[What needs to be done]
Quote word for word the lines below, beginning with the first and ending with the one that has "const chart = echarts.init(document.getElementById('chart'))". Drop the pictures.
begin
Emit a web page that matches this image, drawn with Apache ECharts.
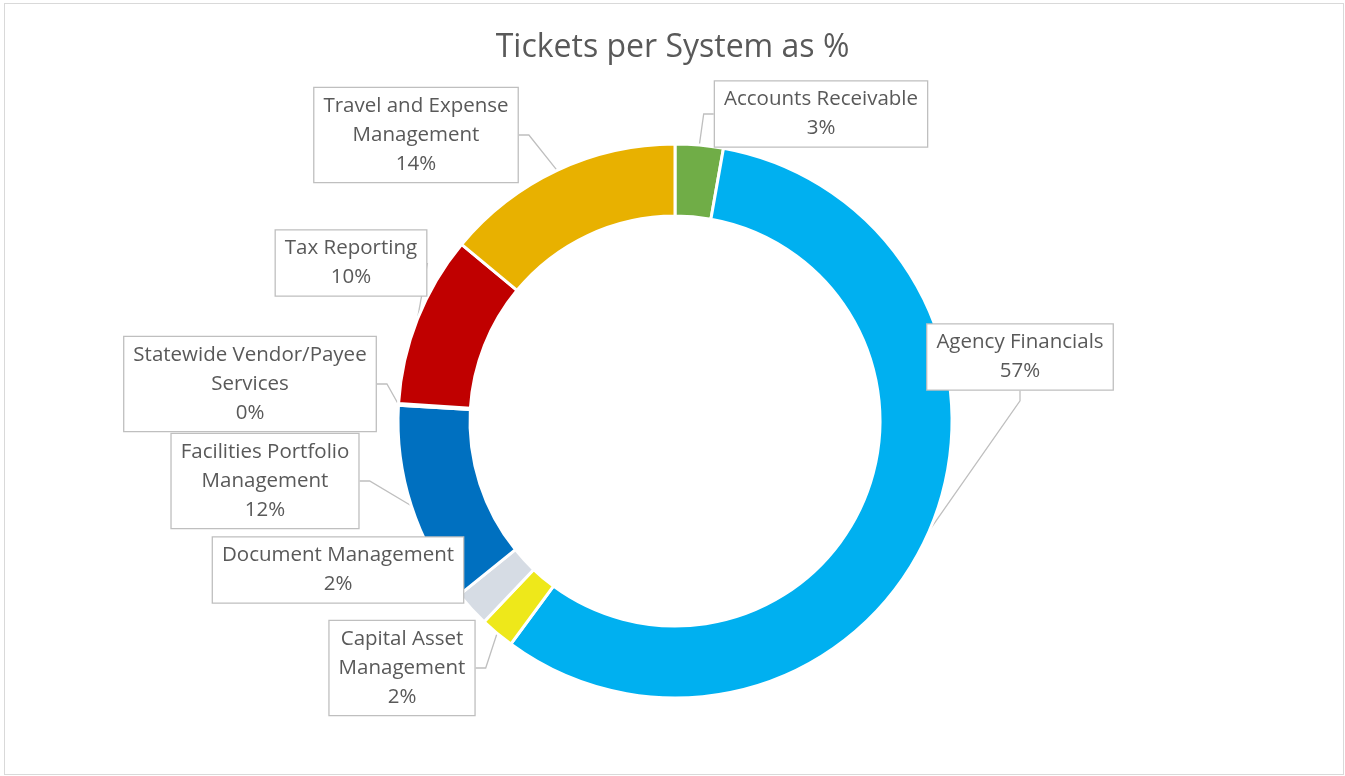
<!DOCTYPE html>
<html>
<head>
<meta charset="utf-8">
<title>Tickets per System as %</title>
<script src="https://cdn.jsdelivr.net/npm/echarts@6/dist/echarts.min.js"></script>
<style>
  html, body { margin: 0; padding: 0; background: #fff; }
  #chart { width: 1345px; height: 776px; }
  .frame {
    position: absolute; left: 4px; top: 3px; width: 1338px; height: 770px;
    border: 1px solid #d9d9d9; pointer-events: none;
  }
</style>
</head>
<body>
<div id="chart"></div>
<div class="frame"></div>
<script>
// data (percent of tickets)
const systems = [
  'Accounts Receivable',
  'Agency Financials',
  'Capital Asset Management',
  'Document Management',
  'Facilities Portfolio Management',
  'Statewide Vendor/Payee Services',
  'Tax Reporting',
  'Travel and Expense Management'
]
const shares = [2.8, 57.3, 2.0, 2.1, 11.7, 0.1, 10.0, 14.0]
const colors = ['#70ad47', '#00b0f0', '#eee81a', '#d6dce4', '#0070c0', '#7f7f7f', '#c00000', '#e8b100']

// how Excel wrapped the callout text
const wrapped = {
  'Capital Asset Management': 'Capital Asset\nManagement',
  'Facilities Portfolio Management': 'Facilities Portfolio\nManagement',
  'Statewide Vendor/Payee Services': 'Statewide Vendor/Payee\nServices',
  'Travel and Expense Management': 'Travel and Expense\nManagement'
}

// callout box centres, in pixels
const calloutPos = [
  [821, 114], [1020, 357], [402, 668], [338, 570],
  [265, 481], [250, 384], [351, 263], [416, 135]
]

const chart = echarts.init(document.getElementById('chart'))

const option = {
  animation: false,
  title: {
    text: 'Tickets per System as %',
    left: 'center',
    top: 27,
    textStyle: {
      fontFamily: 'Open Sans',
      fontSize: 32,
      fontWeight: 'normal',
      color: '#595959'
    }
  },
  series: [
    {
      name: 'Tickets',
      type: 'pie',
      center: [675, 421],
      radius: [205, 277],
      startAngle: 90,
      clockwise: true,
      avoidLabelOverlap: false,
      itemStyle: {
        borderColor: '#fff',
        borderWidth: 3
      },
      label: {
        show: true,
        position: 'outside',
        formatter: p => (wrapped[p.name] || p.name) + '\n' + Math.round(p.percent) + '%',
        fontFamily: 'Open Sans',
        fontSize: 20.5,
        lineHeight: 29,
        color: '#595959',
        align: 'center',
        backgroundColor: '#fff',
        borderColor: '#bfbfbf',
        borderWidth: 1.3,
        padding: [6, 9, 1, 9]
      },
      labelLine: {
        show: true,
        length: 10,
        length2: 10,
        lineStyle: { color: '#bfbfbf', width: 1.3 }
      },
      labelLayout: params => ({
        x: calloutPos[params.dataIndex][0],
        y: calloutPos[params.dataIndex][1],
        align: 'center',
        verticalAlign: 'middle'
      }),
      data: systems.map((name, i) => ({
        name,
        value: shares[i],
        itemStyle: { color: colors[i] }
      }))
    }
  ]
}

chart.setOption(option)
</script>
</body>
</html>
end
[Result of this task]
Emit a web page that matches this image, drawn with Apache ECharts.
<!DOCTYPE html>
<html>
<head>
<meta charset="utf-8">
<title>Tickets per System as %</title>
<script src="https://cdn.jsdelivr.net/npm/echarts@6/dist/echarts.min.js"></script>
<style>
  html, body { margin: 0; padding: 0; background: #fff; }
  #chart { width: 1345px; height: 776px; }
  .frame {
    position: absolute; left: 4px; top: 3px; width: 1338px; height: 770px;
    border: 1px solid #d9d9d9; pointer-events: none;
  }
</style>
</head>
<body>
<div id="chart"></div>
<div class="frame"></div>
<script>
// data (percent of tickets)
const systems = [
  'Accounts Receivable',
  'Agency Financials',
  'Capital Asset Management',
  'Document Management',
  'Facilities Portfolio Management',
  'Statewide Vendor/Payee Services',
  'Tax Reporting',
  'Travel and Expense Management'
]
const shares = [2.8, 57.3, 2.0, 2.1, 11.7, 0.1, 10.0, 14.0]
const colors = ['#70ad47', '#00b0f0', '#eee81a', '#d6dce4', '#0070c0', '#7f7f7f', '#c00000', '#e8b100']

// how Excel wrapped the callout text
const wrapped = {
  'Capital Asset Management': 'Capital Asset\nManagement',
  'Facilities Portfolio Management': 'Facilities Portfolio\nManagement',
  'Statewide Vendor/Payee Services': 'Statewide Vendor/Payee\nServices',
  'Travel and Expense Management': 'Travel and Expense\nManagement'
}

// callout box centres, in pixels
const calloutPos = [
  [821, 114], [1020, 357], [402, 668], [338, 570],
  [265, 481], [250, 384], [351, 263], [416, 135]
]

const chart = echarts.init(document.getElementById('chart'))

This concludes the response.